Saturday, January 17, 2015

Lawmakers, advocacy groups pushing for civil asset forfeiture reform

1/17/2015




By Andrew Staub | PA Independent

HARRISBURG, Pa. — Lawmakers and advocacy groups are calling for changes to the civil asset forfeiture system to ensure the tenant of innocent until proven guilty applies when taking people’s property.

State Sen. Mike Folmer, a Republican from Lebanon County, is sponsoring legislation that says property owners would have to be found guilty of a crime before prosecutors could take their money, conveyances or real property.

“If these guys are using their properties to do illegal activity and they’re convicted of that, rock and roll, seize it,” Folmer said. “That’s not the problem. The problem is due process actually being done.”

The American Civil Liberties Union of Pennsylvania and the libertarian Institute for Justice supports the legislation, also sponsored by state Sen. Anthony Williams, D-Philadelphia.

Photo provided by Institute for Justice
FORFEITURE HORROR STORY: Chris Sourovelis and his family faced the prospect of losing their home through civil asset forfeiture.
Both organizations take issue with current law allowing prosecutors to seek forfeiture of property that might be connected to a crime, even if somebody other than the property owner committed the crime and regardless of whether a property owner is convicted of wrongdoing.

Cash, vehicles and even homes can be stripped away if law enforcement suspects they were used in a crime or were proceeds from an illegal activity, such as a car bought with drug money.

In one high-profile case from Philadelphia, Chris Sourovelis’ family faced the prospect of losing their home after police found heroin in their son’s room.
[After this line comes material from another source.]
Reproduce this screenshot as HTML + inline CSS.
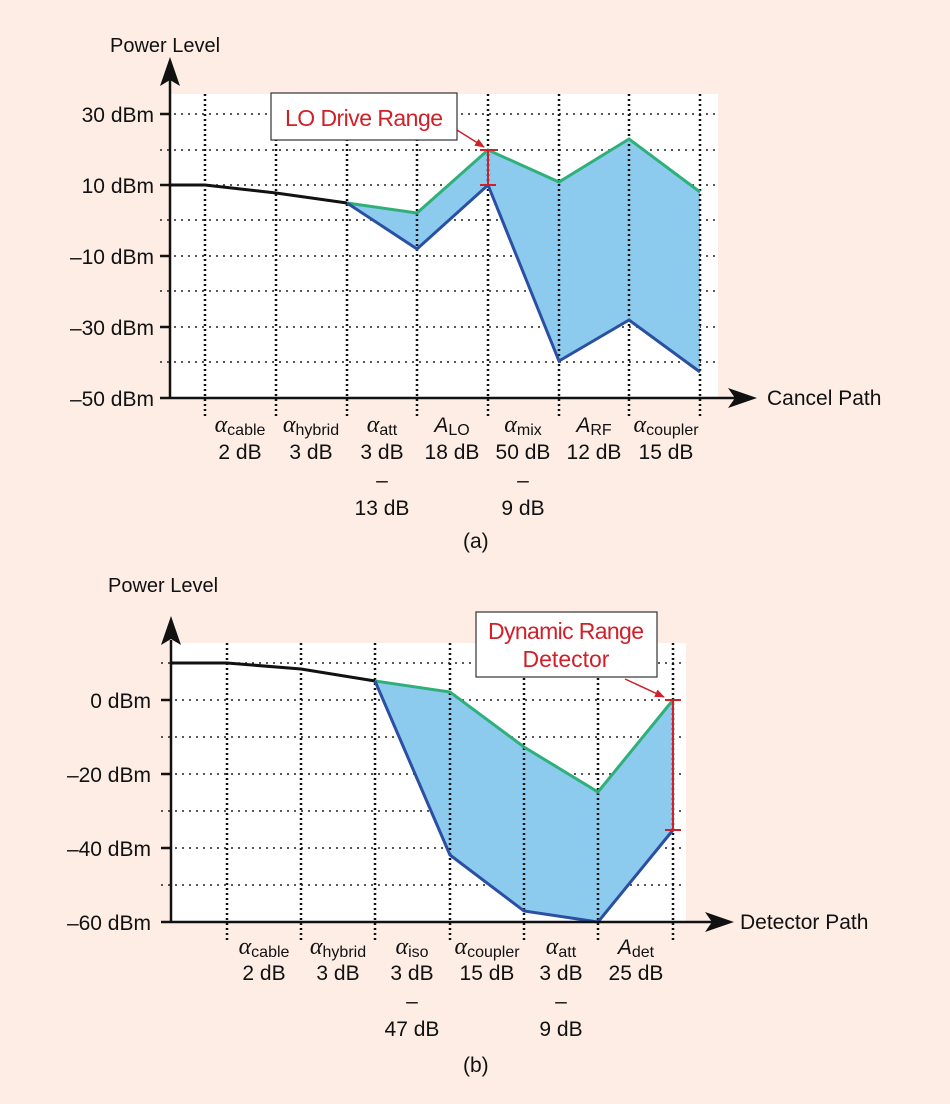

The parents were unaware of their son’s drug habits. The city eventually dropped the case, though a class-action civil lawsuit is ongoing.

Property owners can raise an “innocent owners” defense,  but because they aren’t entitled to a lawyer in civil cases most people don’t even know about it or how to use it, said Scott Kelly, an ACLU of Pennsylvania attorney who is working on forfeiture issues. Most cases in Philadelphia end up in default, he said.

Folmer and Williams’ legislation, plus another proposed bill in the state House, places a bigger onus on law enforcement. The intent is protecting constitutional rights, said Folmer, who noted he doesn’t have a problem with convicted criminals losing property involved with illegal activity.

But prosecutors already object to the idea, saying civil asset forfeiture is an important tool in the fight against the illegal drug trade, and a process is in place that keeps law enforcement from automatically seizing property.

George Mosee, a deputy district attorney in Philadelphia who worked in the narcotics division when most of today’s civil asset forfeiture policies were established, argued the legislation would be impractical.

It can take a long time to prosecute a case to completion, and waiting to take property out of the hands of criminals using it for illegal purposes “would completely water down the effectiveness of forfeiture practices,” Mosee said.

“What forfeiture always did is it stopped the activity, and frankly that’s the primary purpose of seizing property,” he said.

In the instance of the Sourovelis family, he said, it was never prosecutors’ intent “to fight that tooth and nail.” Instead, law enforcement used forfeiture as leverage to ensure problems didn’t arise and then said the family could have its property back.

Dauphin County District Attorney Ed Marsico, a member of the executive committee of the Pennsylvania District Attorneys Association, said despite some “troubling cases” thousands of forfeiture proceedings occur each year without incident.

Plus, Marsico said, proceeds from forfeiture pay for important work, such as overtime for officers working drug investigations,  money for undercover officers and vehicles for investigations.

“If we didn’t have those funds, taxpayers would be hit up heavily, and efforts to stem the tide of drugs like illegal heroin and other drugs, those efforts would really suffer,” Marsico said.

But critics of civil asset forfeiture believe it’s a conflict of interest for law enforcement to use the process to fund itself.

In a memo seeking support for their legislation, Folmer and Williams’ pointed out that more than half of the nearly $17 million that Philadelphia raked in through forfeiture from 2007 to 2010 went toward salaries.

Lee McGrath, legislative counsel at the Institute for Justice — which is bringing the case against the Philadelphia Police Department and the city’s District Attorney’s Office — said state lawmakers and local elected officials have “abdicated” their responsibility to allocate funding and turned that duty over to law enforcement via civil asset forfeiture.
“It’s like giving the police their own taxing power,” McGrath said.

McGrath thinks the proposed legislation would help stop that and make prosecutors act more carefully when it comes to taking somebody’s property.

“We’re saying if you want to fight criminals, make sure they’re criminals,” Kelly said.